[Work instructions]: Starting at the line that contains "Clone this chart in seaborn and matplotlib." and stopping at the line that contains "from matplotlib.path import Path", repeat every line exactly, the two end lines included, and nothing else.

=====

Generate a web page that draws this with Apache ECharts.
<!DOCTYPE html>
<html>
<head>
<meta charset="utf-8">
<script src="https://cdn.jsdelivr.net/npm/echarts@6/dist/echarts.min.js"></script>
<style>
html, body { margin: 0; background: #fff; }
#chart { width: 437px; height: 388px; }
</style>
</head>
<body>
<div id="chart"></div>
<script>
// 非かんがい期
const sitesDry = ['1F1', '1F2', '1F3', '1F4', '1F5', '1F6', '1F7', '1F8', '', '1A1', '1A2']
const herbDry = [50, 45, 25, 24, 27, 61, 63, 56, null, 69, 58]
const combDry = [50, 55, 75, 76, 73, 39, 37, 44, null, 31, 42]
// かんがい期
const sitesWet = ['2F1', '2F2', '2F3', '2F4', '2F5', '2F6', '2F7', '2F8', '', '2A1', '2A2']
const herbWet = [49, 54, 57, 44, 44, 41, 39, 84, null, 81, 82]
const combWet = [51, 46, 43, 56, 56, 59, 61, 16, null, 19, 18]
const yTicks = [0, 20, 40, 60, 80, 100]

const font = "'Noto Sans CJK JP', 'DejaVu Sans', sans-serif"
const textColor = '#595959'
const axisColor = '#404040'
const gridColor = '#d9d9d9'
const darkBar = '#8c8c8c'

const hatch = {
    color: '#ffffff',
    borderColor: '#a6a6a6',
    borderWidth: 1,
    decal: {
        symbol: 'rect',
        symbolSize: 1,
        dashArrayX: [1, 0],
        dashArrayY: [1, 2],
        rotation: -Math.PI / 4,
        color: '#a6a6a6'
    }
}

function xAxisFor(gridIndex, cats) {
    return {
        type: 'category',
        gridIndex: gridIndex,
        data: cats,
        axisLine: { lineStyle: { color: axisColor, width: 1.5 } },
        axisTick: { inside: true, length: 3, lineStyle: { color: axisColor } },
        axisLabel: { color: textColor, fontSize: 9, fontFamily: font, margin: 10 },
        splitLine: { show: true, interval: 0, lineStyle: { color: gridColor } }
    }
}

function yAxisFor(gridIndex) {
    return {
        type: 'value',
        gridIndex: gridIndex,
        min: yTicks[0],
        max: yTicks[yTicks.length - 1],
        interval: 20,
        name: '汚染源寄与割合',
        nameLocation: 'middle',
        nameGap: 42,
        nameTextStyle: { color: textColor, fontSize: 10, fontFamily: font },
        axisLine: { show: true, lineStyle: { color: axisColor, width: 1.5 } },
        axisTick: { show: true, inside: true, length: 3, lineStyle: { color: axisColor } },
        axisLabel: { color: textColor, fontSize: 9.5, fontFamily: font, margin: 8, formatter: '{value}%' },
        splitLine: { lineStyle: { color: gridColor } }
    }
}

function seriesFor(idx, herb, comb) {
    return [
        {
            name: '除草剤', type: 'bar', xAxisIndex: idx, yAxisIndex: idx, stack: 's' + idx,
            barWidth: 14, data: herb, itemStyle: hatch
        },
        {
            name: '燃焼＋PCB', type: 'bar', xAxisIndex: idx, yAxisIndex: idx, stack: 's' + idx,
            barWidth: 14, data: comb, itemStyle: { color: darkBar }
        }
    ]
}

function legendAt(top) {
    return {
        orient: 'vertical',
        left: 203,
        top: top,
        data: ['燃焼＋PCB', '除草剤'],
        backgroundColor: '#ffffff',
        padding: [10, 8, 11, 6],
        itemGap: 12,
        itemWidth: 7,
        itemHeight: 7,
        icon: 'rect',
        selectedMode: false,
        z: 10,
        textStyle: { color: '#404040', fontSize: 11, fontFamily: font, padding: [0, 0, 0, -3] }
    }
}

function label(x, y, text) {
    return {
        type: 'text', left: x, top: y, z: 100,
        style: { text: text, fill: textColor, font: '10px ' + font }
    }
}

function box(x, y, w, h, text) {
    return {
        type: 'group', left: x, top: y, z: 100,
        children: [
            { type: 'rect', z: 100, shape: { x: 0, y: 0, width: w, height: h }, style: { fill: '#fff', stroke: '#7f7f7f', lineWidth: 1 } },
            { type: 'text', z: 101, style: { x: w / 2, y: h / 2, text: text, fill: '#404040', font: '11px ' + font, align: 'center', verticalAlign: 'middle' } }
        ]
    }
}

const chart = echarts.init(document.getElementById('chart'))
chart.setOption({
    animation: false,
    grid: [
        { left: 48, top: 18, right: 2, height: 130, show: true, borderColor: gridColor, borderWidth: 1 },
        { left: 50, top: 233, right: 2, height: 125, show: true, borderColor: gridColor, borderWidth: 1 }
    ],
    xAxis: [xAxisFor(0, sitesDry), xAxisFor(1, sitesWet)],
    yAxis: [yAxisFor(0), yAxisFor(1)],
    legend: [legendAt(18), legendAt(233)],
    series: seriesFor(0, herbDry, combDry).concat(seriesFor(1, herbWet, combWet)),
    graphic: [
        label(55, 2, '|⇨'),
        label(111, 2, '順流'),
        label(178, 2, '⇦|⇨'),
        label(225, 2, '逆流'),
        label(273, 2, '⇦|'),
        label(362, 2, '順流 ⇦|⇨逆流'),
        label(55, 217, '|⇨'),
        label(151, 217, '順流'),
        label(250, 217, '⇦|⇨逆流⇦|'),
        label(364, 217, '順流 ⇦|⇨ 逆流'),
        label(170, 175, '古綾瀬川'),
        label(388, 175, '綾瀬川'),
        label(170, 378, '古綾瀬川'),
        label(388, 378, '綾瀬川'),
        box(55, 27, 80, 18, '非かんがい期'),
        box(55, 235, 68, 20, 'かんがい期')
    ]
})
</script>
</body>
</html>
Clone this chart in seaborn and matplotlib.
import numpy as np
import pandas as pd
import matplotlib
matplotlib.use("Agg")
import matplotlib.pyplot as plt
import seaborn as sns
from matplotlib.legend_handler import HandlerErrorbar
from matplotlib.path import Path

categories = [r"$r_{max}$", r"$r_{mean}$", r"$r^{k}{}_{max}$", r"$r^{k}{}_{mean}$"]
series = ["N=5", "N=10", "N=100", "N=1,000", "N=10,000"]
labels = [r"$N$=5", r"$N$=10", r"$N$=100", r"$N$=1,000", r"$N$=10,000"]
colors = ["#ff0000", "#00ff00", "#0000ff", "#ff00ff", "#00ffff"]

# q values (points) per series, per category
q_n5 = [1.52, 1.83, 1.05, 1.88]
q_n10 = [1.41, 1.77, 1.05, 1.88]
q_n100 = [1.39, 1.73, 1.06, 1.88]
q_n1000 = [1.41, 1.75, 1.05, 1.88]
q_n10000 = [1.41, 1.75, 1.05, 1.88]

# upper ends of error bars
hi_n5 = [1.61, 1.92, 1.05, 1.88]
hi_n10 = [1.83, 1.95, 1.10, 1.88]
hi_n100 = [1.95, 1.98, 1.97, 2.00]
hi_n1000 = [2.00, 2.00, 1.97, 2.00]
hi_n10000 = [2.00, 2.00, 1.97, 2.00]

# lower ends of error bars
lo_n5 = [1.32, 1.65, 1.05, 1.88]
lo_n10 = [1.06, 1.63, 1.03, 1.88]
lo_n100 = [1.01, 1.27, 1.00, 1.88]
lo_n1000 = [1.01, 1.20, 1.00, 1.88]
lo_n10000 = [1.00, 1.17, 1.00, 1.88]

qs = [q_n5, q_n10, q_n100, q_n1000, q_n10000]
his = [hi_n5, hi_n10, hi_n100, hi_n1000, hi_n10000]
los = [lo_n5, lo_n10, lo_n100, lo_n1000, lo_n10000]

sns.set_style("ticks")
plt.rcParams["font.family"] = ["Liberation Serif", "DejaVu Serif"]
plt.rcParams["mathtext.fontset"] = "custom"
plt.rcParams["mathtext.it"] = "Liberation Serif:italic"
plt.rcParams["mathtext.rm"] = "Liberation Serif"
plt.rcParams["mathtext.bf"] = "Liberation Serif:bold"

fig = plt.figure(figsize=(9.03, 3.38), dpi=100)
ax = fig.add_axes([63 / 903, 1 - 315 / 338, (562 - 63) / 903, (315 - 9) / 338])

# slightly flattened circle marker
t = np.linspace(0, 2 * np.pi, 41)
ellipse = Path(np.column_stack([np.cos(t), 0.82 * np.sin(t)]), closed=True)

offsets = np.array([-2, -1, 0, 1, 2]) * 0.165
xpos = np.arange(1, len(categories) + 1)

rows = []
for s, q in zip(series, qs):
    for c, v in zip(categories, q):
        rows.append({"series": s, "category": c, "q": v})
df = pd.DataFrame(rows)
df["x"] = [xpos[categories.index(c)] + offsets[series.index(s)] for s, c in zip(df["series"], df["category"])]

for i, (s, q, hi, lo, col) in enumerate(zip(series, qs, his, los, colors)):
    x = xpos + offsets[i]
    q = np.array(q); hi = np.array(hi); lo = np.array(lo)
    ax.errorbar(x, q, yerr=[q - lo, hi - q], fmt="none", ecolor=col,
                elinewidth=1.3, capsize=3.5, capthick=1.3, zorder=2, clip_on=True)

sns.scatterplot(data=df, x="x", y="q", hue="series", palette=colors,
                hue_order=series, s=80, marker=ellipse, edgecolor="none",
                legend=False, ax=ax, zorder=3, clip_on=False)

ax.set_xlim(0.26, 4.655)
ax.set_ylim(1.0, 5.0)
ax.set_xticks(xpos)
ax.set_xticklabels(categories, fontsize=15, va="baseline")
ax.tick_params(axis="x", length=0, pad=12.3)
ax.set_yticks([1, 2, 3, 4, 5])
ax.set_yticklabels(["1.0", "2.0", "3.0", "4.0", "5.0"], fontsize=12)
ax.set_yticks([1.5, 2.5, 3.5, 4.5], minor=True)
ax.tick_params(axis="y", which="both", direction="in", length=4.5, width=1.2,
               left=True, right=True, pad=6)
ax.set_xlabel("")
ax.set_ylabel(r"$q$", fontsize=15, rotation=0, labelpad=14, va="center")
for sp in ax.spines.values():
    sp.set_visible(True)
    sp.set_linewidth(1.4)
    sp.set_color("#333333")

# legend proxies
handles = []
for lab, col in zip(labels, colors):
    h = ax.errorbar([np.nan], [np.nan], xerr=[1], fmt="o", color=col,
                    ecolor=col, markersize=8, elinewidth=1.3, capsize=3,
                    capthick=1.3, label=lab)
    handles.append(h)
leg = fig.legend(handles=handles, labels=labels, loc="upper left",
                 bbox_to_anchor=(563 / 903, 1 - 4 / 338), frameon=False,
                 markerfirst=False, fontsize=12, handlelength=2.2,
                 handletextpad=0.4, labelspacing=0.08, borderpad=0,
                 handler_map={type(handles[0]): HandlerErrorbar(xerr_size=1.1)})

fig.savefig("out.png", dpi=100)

=====

[Complete response]:
Clone this chart in seaborn and matplotlib.
import numpy as np
import pandas as pd
import matplotlib
matplotlib.use("Agg")
import matplotlib.pyplot as plt
import seaborn as sns
from matplotlib.legend_handler import HandlerErrorbar
from matplotlib.path import Path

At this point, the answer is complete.